2. Indexes Are For Looking Things Up
Long ago, I was given an extremely lame gag gift: a cookbook. Immediately, I realized that the table of contents would not help me, as it was organized into three sections: “Beginner,” “Intermediate,” and “Expert.” I was none of those things. I needed to know how to fry an egg without setting it on fire.
Those section headings are fine if you intend to give yourself a master class in cooking by reading through the book from stem to stern. Personal experience suggests that most people don’t yank a cookbook until their third attempt at breakfast ascends in pyrrhic glory. Luckily, the index to that particular book included several subheadings for eggs and, hilariously, a cross-referenced entry for eggs under the category “Easy dishes.” While the author imagined herself bringing culinary enlightenment to the masses, the indexer, doubtless a humble drudge somewhere in the lower echelons at Penguin, had well understood the true nature of the people who would be reading it.
Indexes to any reference book should be created with the most hapless user possible in mind. Imagine the fourth grader who must complete a project on Suleiman the Great, whose entry is buried next to King Richard’s in a chapter called “People in the Crusades.” Think of the undergrad who has just begun an exciting new project that is due in two hours. The index should be clear, complete, and fast. It should improve vastly upon the table of contents, which is often as useful for research as a brick to the head.
3. Embrace its Entertainment Value
A great index knows that it is inherently hilarious. Take, for example, the index to the U.S. Air Force Search and Rescue Survival Training: AF Regulation 64-4. This massive paperback tome weighs fully five pounds and is about a foot high. In the event of an actual search and rescue, it would be far more useful as a blunt weapon than as a reference. The fact that this thing has an index entry for “Wild boar” calls up visions of a small but quietly frantic group of airmen, all hunched urgently over the shoulders of the one guy with the big book. About twenty feet away, a 900-pound feral pig eyes them aggressively. “Look in the index! What does the index say?”

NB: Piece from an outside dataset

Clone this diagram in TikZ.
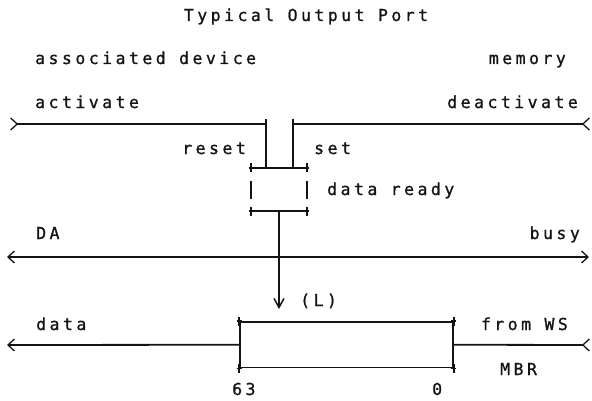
\documentclass[tikz,border=0pt]{standalone}
\usepackage{fontspec}
\usepackage{xcolor}
\usepackage{tikz}
\usetikzlibrary{arrows.meta, positioning, calc}
\newfontfamily\portfont{DejaVu Sans Mono}[LetterSpace=21,FakeBold=1]
\definecolor{portink}{HTML}{141414}

\begin{document}
\begin{tikzpicture}[x=1pt,y=1pt,
    txt/.style={font=\portfont\fontsize{16.5}{18}\selectfont, inner sep=0pt, text=portink},
    wire/.style={draw=portink, line width=1.8pt},
    barb/.tip={Straight Barb[length=6.5pt,width=12pt,line width=1.3pt]}]
  \useasboundingbox (0,0) rectangle (592,400);
  % headings
  \node[txt,anchor=base] (title) at (306,379) {Typical Output Port};
  \node[txt,anchor=base west] (assoc) at (35,336) {associated device};
  \node[txt,anchor=base east] (memory) at (566,336) {memory};
  \node[txt,anchor=base west] (activate) at (35,292) {activate};
  \node[txt,anchor=base east] (deactivate) at (578,292) {deactivate};
  % flip-flop
  \node[minimum width=55pt,minimum height=43pt,inner sep=0pt] (ff) at (279,210.5) {};
  \draw[wire] (ff.north west) -- (ff.north east);
  \draw[wire] (ff.south west) -- (ff.south east);
  \draw[wire] ($(ff.west)+(0,9)$) -- ($(ff.west)+(0,-9)$);
  \draw[wire] ($(ff.east)+(0,9)$) -- ($(ff.east)+(0,-9)$);
  \node[txt,anchor=base east] (reset) at (246,246) {reset};
  \node[txt,anchor=base west] (set) at (314,246) {set};
  \node[txt,anchor=base west] (ready) at (327,205) {data ready};
  % activate / deactivate lines
  \coordinate (topL) at (10,276);
  \coordinate (topR) at (590,276);
  \coordinate (rs) at (266,281);
  \coordinate (st) at (293,281);
  \draw[wire,{barb[reversed]}-] (topL) -- (rs |- topL);
  \draw[wire,-{barb[reversed]}] (st |- topR) -- (topR);
  \draw[wire] (rs) -- (rs |- ff.north);
  \draw[wire] (st) -- (st |- ff.north);
  % DA / busy
  \node[txt,anchor=base west] (da) at (36,161) {DA};
  \node[txt,anchor=base east] (busy) at (580,161) {busy};
  \coordinate (busL) at (7,143);
  \coordinate (busR) at (589,143);
  \draw[wire,{barb}-{barb}] (busL) -- (busR);
  % load into register
  \coordinate (tip) at (279,91);
  \draw[wire,-{Straight Barb[length=9pt,width=10pt,line width=1.5pt]}] (ff.south) -- (ff.south |- tip);
  \node[txt,anchor=base west] (load) at (300,94) {(L)};
  % register
  \node[draw=portink,line width=1.8pt,minimum width=213pt,minimum height=45.5pt,inner sep=0pt] (mbr) at (346.5,55.25) {};
  \foreach \c in {ff.north west,ff.north east,ff.south west,ff.south east,mbr.north west,mbr.north east,mbr.south west,mbr.south east} {
    \draw[wire] (\c) +(0,-4.5) -- +(0,4.5) (\c) +(-2.5,0) -- +(2.5,0);
  }
  \coordinate (dataL) at (7,55);
  \coordinate (dataR) at (590,55);
  \draw[wire,-{barb}] (mbr.west) -- (dataL);
  \draw[wire,-{barb[reversed]}] (mbr.east) -- (dataR);
  \node[txt,anchor=base west] (data) at (36,70) {data};
  \node[txt,anchor=base east] (fromws) at (568,70) {from WS};
  \node[txt,anchor=base west] (mbrlbl) at (500,25) {MBR};
  \node[txt,anchor=base west] (msb) at (232,5) {63};
  \node[txt,anchor=base west] (lsb) at (432,5) {0};
\end{tikzpicture}
\end{document}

The 64-4 is undoubtably the most entertaining index I have ever read, though it’s far from the most useful. (For example, there is no cross reference from “Pig” to “Wild boar.”) But the book is of minimal usage in the field anyway, so why does it matter? This is clearly a volume meant to be perused for fun in one’s spare time. It’s got a civilian reproduction with an ISBN and everything. In this case, the index is merely a discovery tool, a way of finding the really interesting bits of the book. (“Nuclear explosions, 566;” “Mako shark, 128;” “Bubonic Plague, 99.”) The savvy reader will turn not to the preachy and thematically structured table of contents, but to the wild and woolly hat-pick of the index at the back.
So when you construct your index, be conscious of the true purpose of your book. Even if you are a stuffy academic with a 700-page brick of a thesis on Christopher Marlowe, your life’s work exists to engage the mind of someone who enjoys what they’re reading—in other words, to entertain. In amongst the “Themes (theological)” and the “Dramatic structures,” make sure to add “Pants, the question of.”